Evers stands as just one example of the way our gubernatorial candidates have and should forefront juvenile justice issues during their election campaigns this year. It’s up to us as citizens and residents of Wisconsin to pressure ALL candidates to make official statements about “Raise the Age” and other issues affecting youth in our state. Contact candidates’ offices and invite them to speak at youth justice forums—this resource from CFYJ offers a step-by-step guide to planning such an event in your community.
As people of Wisconsin, we need to protect our children. My child had a strong family and a network of close friends for support when he was charged in the adult system; but not all children have such extensive networks of support. What happens to the child that doesn’t have someone in their corner? Do you believe in your gut that this child, in the adult prison, will be okay? What do you think the chances of him/her committing another crime are? We all know the answer is “very high.” Being exposed to adults and adult prison life is not suitable for our children. What can we do differently?
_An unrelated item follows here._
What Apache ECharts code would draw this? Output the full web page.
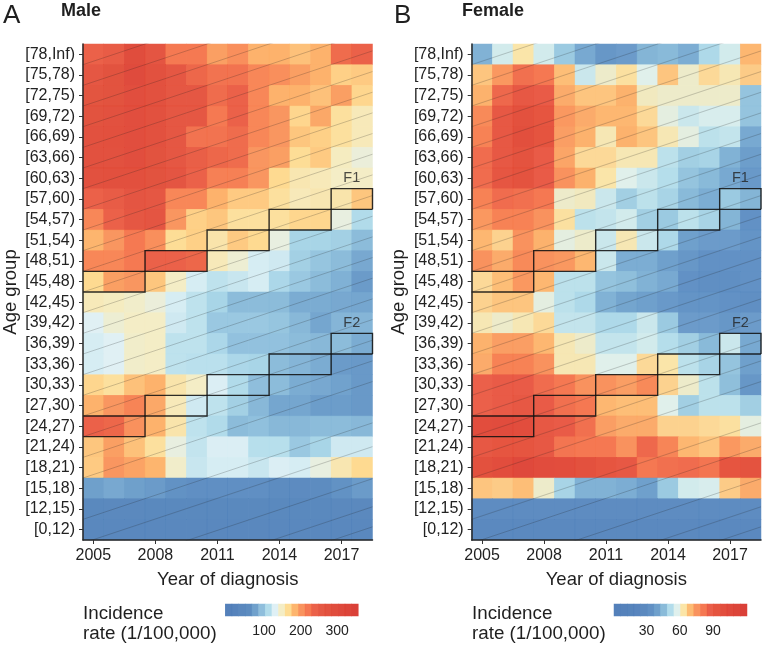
<!DOCTYPE html>
<html><head><meta charset="utf-8">
<style>html,body{margin:0;padding:0;background:#fff}#c{width:762px;height:646px}</style>
<script src="https://cdn.jsdelivr.net/npm/echarts@6/dist/echarts.min.js"></script>
</head><body><div id="c"></div>
<script>
const years = [2005,2006,2007,2008,2009,2010,2011,2012,2013,2014,2015,2016,2017,2018];
const ageGroups = ['[78,Inf)','[75,78)','[72,75)','[69,72)','[66,69)','[63,66)','[60,63)','[57,60)','[54,57)','[51,54)','[48,51)','[45,48)','[42,45)','[39,42)','[36,39)','[33,36)','[30,33)','[27,30)','[24,27)','[21,24)','[18,21)','[15,18)','[12,15)','[0,12)'];
const maleRates = [
[245,255,300,270,225,225,200,210,190,190,182,190,235,245],
[265,280,310,285,265,240,230,230,215,210,200,190,175,178],
[275,280,295,285,265,265,235,245,215,190,190,182,200,172],
[280,285,295,285,265,265,225,245,215,205,172,195,165,155],
[285,290,295,285,265,230,230,235,215,205,180,175,165,155],
[285,285,295,280,265,250,240,235,205,200,168,178,152,142],
[285,290,290,280,270,245,220,220,205,170,158,155,150,150],
[245,255,270,265,215,215,190,178,178,165,155,158,160,180],
[215,245,265,270,205,175,180,165,165,165,172,172,140,112],
[188,205,225,210,168,175,160,178,170,140,108,108,105,92],
[215,215,225,245,245,240,155,145,128,125,105,98,92,80],
[170,200,205,180,150,128,118,122,128,110,100,92,85,70],
[155,152,148,142,128,118,108,92,92,92,82,82,80,78],
[132,145,150,150,125,118,100,100,100,98,90,78,88,88],
[128,132,148,150,118,118,110,96,96,96,92,90,92,82],
[128,132,148,150,118,116,116,110,108,92,88,82,70,68],
[172,165,182,190,160,150,130,112,94,92,82,80,76,68],
[190,205,218,195,155,125,118,105,90,78,78,72,72,68],
[245,240,208,190,160,118,112,92,95,90,90,92,92,90],
[180,200,182,165,140,120,130,130,115,115,100,108,125,125],
[178,205,198,188,148,122,128,128,122,130,128,140,158,170],
[74,80,74,70,62,60,60,60,60,56,54,56,62,70],
[40,42,42,40,40,40,40,40,40,40,40,40,42,42],
[38,38,38,38,38,38,38,38,38,38,38,38,38,38]];
const femaleRates = [
[42,55,63,55,47,40,34,36,43,44,41,50,55,70],
[68,75,84,82,69,54,60,64,57,68,60,65,62,67],
[71,86,92,90,72,68,68,71,61,60,60,60,60,46],
[78,92,98,94,75,72,70,70,65,58,54,56,56,46],
[80,92,100,95,74,71,62,71,68,62,58,52,53,40],
[85,92,96,90,73,65,65,62,62,52,48,49,42,37],
[85,93,96,90,76,71,63,57,54,51,46,44,40,35],
[80,85,84,82,60,61,54,48,52,49,44,41,47,43],
[75,80,80,76,64,52,53,55,48,47,52,49,43,32],
[70,66,76,71,58,60,54,62,54,50,38,36,36,33],
[76,72,78,76,75,70,54,41,41,38,34,32,32,32],
[65,69,75,70,52,52,46,45,42,40,32,30,30,32],
[66,68,68,58,52,50,42,39,38,35,33,33,32,30],
[62,60,62,65,53,53,50,50,54,47,36,36,34,36],
[71,74,74,70,62,60,53,53,55,51,48,44,54,40],
[72,80,80,76,62,62,57,57,65,63,52,49,46,38],
[88,90,90,85,82,76,76,74,78,66,60,52,45,34],
[88,90,92,90,84,82,70,69,69,57,48,52,52,48],
[102,104,102,92,90,84,74,72,72,66,66,65,64,58],
[92,94,94,92,83,82,82,76,86,79,70,68,75,72],
[98,102,108,104,102,98,94,92,82,84,85,83,94,96],
[68,67,69,60,49,42,42,41,38,47,55,56,67,72],
[28,28,28,28,28,28,28,28,28,28,28,28,28,28],
[25,25,25,25,25,25,25,25,25,25,25,25,25,25]];
const maleRamp = ['#4575b4','#4878b6','#4c7eb9','#4f82bb','#6499c8','#85b9d9','#abd9e9','#dceff4','#f3ecc0','#fed98a','#fdaf62','#f98a50','#f46d43','#e95439','#e34a33','#e0432f','#dd3e2d','#db392b','#d93529','#d73027'];
const femaleRamp = ['#4575b4','#4677b5','#4879b6','#4a7bb8','#4d7fba','#5487bf','#6398c8','#80b5d6','#abd9e9','#dcefeb','#fbe3a0','#fdb567','#f98a50','#f46d43','#e8503a','#e3452f','#df3f2d','#dc3a2b','#d93529','#d73027'];
const maleRange = [0,357], femaleRange = [0,120];
const maleLegendTicks = [100,200,300], femaleLegendTicks = [30,60,90];
const yearEdges = [2004.5,2018.5];
const rowEdges = [0,24];
const cohortStarts = [-4.03,-3.06,-1.7,-0.15,1,3,4,5,6,7,8,9,10,11,12,13,14,15,16,17,18,19,20,21,22,23];
const f1Upper = [[2004.5,13],[2007.5,13],[2007.5,14],[2010.5,14],[2010.5,15],[2013.5,15],[2013.5,16],[2016.5,16],[2016.5,17],[2018.5,17],[2018.5,16]];
const f1Lower = [[2004.5,12],[2007.5,12],[2007.5,13],[2010.5,13],[2010.5,14],[2013.5,14],[2013.5,15],[2016.5,15],[2016.5,16],[2018.5,16]];
const f2Upper = [[2004.5,6],[2007.5,6],[2007.5,7],[2010.5,7],[2010.5,8],[2013.5,8],[2013.5,9],[2016.5,9],[2016.5,10],[2018.5,10],[2018.5,9]];
const f2Lower = [[2004.5,5],[2007.5,5],[2007.5,6],[2010.5,6],[2010.5,7],[2013.5,7],[2013.5,8],[2016.5,8],[2016.5,9],[2018.5,9]];
const boxLabels = [['F1',2017.5,17.5],['F2',2017.5,10.5]];

const FONT = '"Liberation Sans",Arial,sans-serif', INK = '#1f1f1f';
const panels = [
 {rates:maleRates, ramp:maleRamp, range:maleRange, ticks:maleLegendTicks, left:83, width:289.5, legLeft:225.3, axisRange:[-6,358]},
 {rates:femaleRates, ramp:femaleRamp, range:femaleRange, ticks:femaleLegendTicks, left:471.7, width:289.3, legLeft:614, axisRange:[0.6,120.8]}
];
const grid=[],xAxis=[],yAxis=[],series=[],visualMap=[];
panels.forEach((p)=>{
  const g=grid.length;
  grid.push({left:p.left,top:44,width:p.width,height:496,outerBoundsMode:'none'});
  grid.push({left:p.left,top:44,width:p.width,height:496,outerBoundsMode:'none'});
  grid.push({left:p.legLeft,top:604,width:133,height:12,outerBoundsMode:'none'});
  xAxis.push({type:'category',gridIndex:g,data:years,z:5,boundaryGap:true,
    name:'Year of diagnosis',nameLocation:'middle',nameGap:30,nameTextStyle:{fontFamily:FONT,fontSize:18.5,color:INK},
    axisLine:{show:true,onZero:false,lineStyle:{color:'#262626',width:1.5}},
    axisTick:{show:true,alignWithLabel:true,interval:2,length:4,lineStyle:{color:'#333',width:1}},
    axisLabel:{interval:2,fontFamily:FONT,fontSize:16,color:'#222',margin:8},splitLine:{show:false}});
  yAxis.push({type:'category',gridIndex:g,data:ageGroups,inverse:true,z:5,
    name:'Age group',nameLocation:'middle',nameGap:63,nameRotate:90,nameTextStyle:{fontFamily:FONT,fontSize:18.5,color:INK},
    axisLine:{show:true,onZero:false,lineStyle:{color:'#262626',width:1.5}},
    axisTick:{show:true,alignWithLabel:true,interval:0,length:4,lineStyle:{color:'#333',width:1}},
    axisLabel:{interval:0,fontFamily:FONT,fontSize:16,color:'#222',margin:8},splitLine:{show:false}});
  xAxis.push({type:'value',gridIndex:g+1,min:yearEdges[0],max:yearEdges[1],show:false});
  yAxis.push({type:'value',gridIndex:g+1,min:rowEdges[0],max:rowEdges[1],show:false});
  const n=p.ramp.length;
  const legVals=p.ramp.map((_,i)=>p.range[0]+(p.range[1]-p.range[0])*i/(n-1));
  xAxis.push({type:'category',gridIndex:g+2,data:legVals.map(String),show:false});
  yAxis.push({type:'category',gridIndex:g+2,data:['r'],show:false});
  xAxis.push({type:'value',gridIndex:g+2,position:'bottom',min:p.axisRange[0],max:p.axisRange[1],
    axisLine:{show:false},axisTick:{show:false},splitLine:{show:false},
    axisLabel:{customValues:p.ticks,fontFamily:FONT,fontSize:14,color:'#222',margin:8}});
  const xH=xAxis.length-4,yH=yAxis.length-3;
  const hmIdx=series.length;
  const cells=[];
  p.rates.forEach((row,r)=>row.forEach((v,c)=>cells.push([c,r,v])));
  series.push({type:'heatmap',xAxisIndex:xH,yAxisIndex:yH,data:cells,itemStyle:{opacity:.92},silent:true,z:2});
  cohortStarts.forEach(n0=>{
    series.push({type:'line',xAxisIndex:xH+1,yAxisIndex:yH+1,symbol:'none',silent:true,z:3,
      lineStyle:{color:'rgba(30,30,30,.22)',width:1},
      data:yearEdges.map(x=>[x,n0+(x-yearEdges[0])/3])});
  });
  [f1Upper,f1Lower,f2Upper,f2Lower].forEach(path=>{
    series.push({type:'line',xAxisIndex:xH+1,yAxisIndex:yH+1,symbol:'none',silent:true,z:4,clip:false,
      lineStyle:{color:'#111',width:1.4,opacity:.88,join:'miter'},data:path});
  });
  series.push({type:'scatter',xAxisIndex:xH+1,yAxisIndex:yH+1,symbolSize:0,silent:true,z:6,
    data:boxLabels.map(b=>({value:[b[1],b[2]],name:b[0]})),
    label:{show:true,position:'inside',formatter:'{b}',fontFamily:FONT,fontSize:14.5,color:'#222'}});
  const legIdx=series.length;
  series.push({type:'heatmap',xAxisIndex:xH+2,yAxisIndex:yH+2,data:legVals.map((v,i)=>[i,0,v]),itemStyle:{opacity:.92},silent:true});
  visualMap.push({type:'continuous',show:false,min:p.range[0],max:p.range[1],seriesIndex:[hmIdx,legIdx],dimension:2,inRange:{color:p.ramp}});
});
const t=(text,x,y,size,extra)=>({type:'text',left:x,top:y,style:Object.assign({text,fontFamily:FONT,fontSize:size,fill:INK},extra||{})});
const graphic=[
 t('A',3,3,26),t('B',394,3,26),
 t('Male',61,2,18,{fontWeight:'bold'}),t('Female',462,2,18,{fontWeight:'bold'}),
 t('Incidence',83,604,18.8),t('rate (1/100,000)',83,624,18.8),
 t('Incidence',472,604,18.8),t('rate (1/100,000)',472,624,18.8)
];
const chart=echarts.init(document.getElementById('c'),null,{renderer:'canvas'});
chart.setOption({animation:false,backgroundColor:'#fff',tooltip:{show:false},grid,xAxis,yAxis,series,visualMap,graphic});
</script></body></html>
This child should have the chance to receive the therapy and education he/she needs to grow, heal, and learn to be a positive and productive member of our society.
Wisconsin is a beautiful place to raise children, and is a place where our children deserve to be protected as they are the future of our great state.
Justice is local and voting matters. That is why 2018 is the year to #VoteYouthJustice. I encourage us all to rally our communities to come out and VOTE in local elections; because voting for youth justice matters. Get out and vote—show you care about the future of our kids.